Para entender essa questão, inicialmente, faz-se necessário observar a distinção entre essas duas modalidades de uso da língua, proposta por Marcuschi (2001:25):
  • A fala seria uma forma de produção textual-discursiva para fins comunicativos na modalidade oral. Caracteriza-se pelo uso da língua na sua forma de sons sistematicamente articulados e significativos, bem como os aspectos prosódicos e recursos expressivos como a gestualidade, os movimentos do corpo e a mímica.

  • A escrita, por sua vez, seria um modo de produção textual-discursiva para fins comunicativos com certas especificidades materiais e se caracterizaria por sua constituição gráfica, embora envolva também recursos de ordem pictórica e outros. Pode manifestar-se, do ponto de vista de sua tecnologia, por unidades alfabéticas (escrita alfabética), ideogramas (escrita ideográfica) ou unidades iconográficas. Trata-se de uma modalidade de uso da língua complementar à fala.
De modo geral, discute-se que ambas apresentam distinções porque diferem nos seus modos de aquisição, nas suas condições de produção, na transmissão e recepção, nos meios através dos quais os elementos de estrutura são organizados.
Para Koch (1992), dentre as características distintivas mais freqüentemente apontadas entre as modalidades 
 
 
 
Fala
Escrita
1. Contextualizada.
2. Não-planejada.
3. Redundante.
4. Fragmentada.
5. Incompleta.
6. Pouco elaborada.
7. Predominância de frases curtas, simples ou coordenadas.
8. Pouco uso de passivas.
9. Pouca densidade informacional.
10. Poucas nominalizações.
11. Menor densidade lexical.
1. Descontextualizada.
2. Planejada.
3. Condensada.
4. Não-fragmentada.
5. Completa.
6. Elaborada.
7. Predominância de frases complexas, com subordinação abundante.
8. Emprego freqüente de passivas.
9. Densidade informacional.
10. Abundância de nominalizações.
11. Maior densidade lexical.
 
 
 
 
 
Ocorre, porém, que essas diferenças nem sempre distinguem as duas modalidades. Isso porque se verifica, por exemplo, que há textos escritos muito próximos ao da fala conversacional (bilhetes, recados, cartas familiares, por exemplo), e textos falados que mais se aproximam da escrita formal (conferências, entrevistas profissionais, entre outros). Além disso, atualmente, pode-se conceber o texto oral e o escrito como atividades interativas e complementares no contexto das práticas culturais e sociais.

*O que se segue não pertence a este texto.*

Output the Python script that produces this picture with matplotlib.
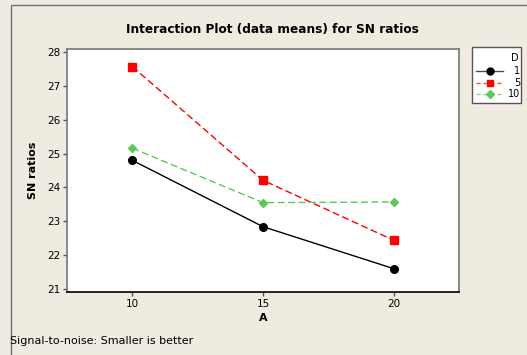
import matplotlib
matplotlib.use("Agg")
import matplotlib.pyplot as plt
from matplotlib.patches import Rectangle
from matplotlib.lines import Line2D

A_levels = [10, 15, 20]
D_labels = ["1", "5", "10"]
sn_d1 = [24.80, 22.84, 21.60]
sn_d5 = [27.57, 24.21, 22.44]
sn_d10 = [25.16, 23.55, 23.57]
y_ticks = [21, 22, 23, 24, 25, 26, 27, 28]

bg = "#EFEBE1"
fig = plt.figure(figsize=(5.27, 3.55), dpi=100, facecolor=bg)
W, H = 527, 355


def fx(px):
    return px / W


def fy(py):
    return 1 - py / H


# outer frame
fig.add_artist(Rectangle((fx(11), -0.1), 1.2, fy(5) + 0.1, transform=fig.transFigure,
                         fill=False, edgecolor="#707070", lw=1.0))

ax = fig.add_axes([fx(67), fy(292), (459 - 67) / W, (292 - 49) / H])
ax.set_facecolor("white")

styles = [
    dict(color="black", ls="-", marker="o", ms=5.5),
    dict(color="#FF0000", ls=(0, (5, 2.5)), marker="s", ms=5.5),
    dict(color="#5CC85C", ls=(0, (5, 2.5)), marker="D", ms=4.5),
]
series = [sn_d1, sn_d5, sn_d10]
for vals, st in zip(series, styles):
    ax.plot(A_levels, vals, color=st["color"], ls=st["ls"], lw=1.0,
            marker=st["marker"], ms=st["ms"], mfc=st["color"], mec=st["color"])

ax.set_xlim(7.5, 22.5)
ax.set_ylim(20.91, 28.09)
ax.set_xticks(A_levels)
ax.set_yticks(y_ticks)
ax.tick_params(direction="out", length=3, width=1, labelsize=7.5, pad=2, colors="#555555",
               labelcolor="black")
for s in ["top", "right", "left"]:
    ax.spines[s].set_color("#777777")
    ax.spines[s].set_linewidth(1.2)
ax.spines["bottom"].set_color("black")
ax.spines["bottom"].set_linewidth(1.2)

ax.set_xlabel("A", fontsize=8, fontweight="bold", labelpad=3)
ax.set_ylabel("SN ratios", fontsize=8, fontweight="bold", labelpad=6)

fig.text(fx(272), fy(30), "Interaction Plot (data means) for SN ratios",
         ha="center", va="center", fontsize=8.7, fontweight="bold")
fig.text(fx(10), fy(341), "Signal-to-noise: Smaller is better",
         ha="left", va="center", fontsize=8)

# legend (drawn manually)
fig.add_artist(Rectangle((fx(472), fy(103)), (521 - 472) / W, (103 - 47) / H,
                         transform=fig.transFigure, facecolor="white",
                         edgecolor="#555555", lw=1.0))
fig.text(fx(519), fy(58), "D", ha="right", va="center", fontsize=7)
ys = [71, 83, 94]
for lab, st, yy in zip(D_labels, styles, ys):
    fig.add_artist(Line2D([fx(476), fx(503)], [fy(yy), fy(yy)], transform=fig.transFigure,
                          color=st["color"], ls=st["ls"] if st["ls"] == "-" else (0, (3, 2)),
                          lw=1.0, alpha=0.7))
    fig.add_artist(Line2D([fx(489.5)], [fy(yy)], transform=fig.transFigure,
                          color=st["color"], marker=st["marker"], ms=st["ms"] - 0.5,
                          mfc=st["color"], mec=st["color"], ls="none"))
    fig.text(fx(520), fy(yy), lab, ha="right", va="center", fontsize=7)

fig.savefig("out.png", dpi=100, facecolor=bg)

Oralidade e escrita, assim, são práticas e usos da língua com características próprias, mas não suficientemente opostas para caracterizar dois sistemas lingüísticos distintos. Ambas permitem a construção de textos coesos e coerentes, ambas permitem a elaboração de raciocínios abstratos e exposições formais e informais, variações estilísticas, sociais e dialetais.

Cabe lembrar, finalmente, que em situações de interação face a face, o locutor que detém a palavra não é o único responsável pelo seu discurso. Trata-se, como bem mostra Marcuschi (1986), de uma atividade de co-produção discursiva, visto que os interlocutores estão juntamente empenhados na produção do texto.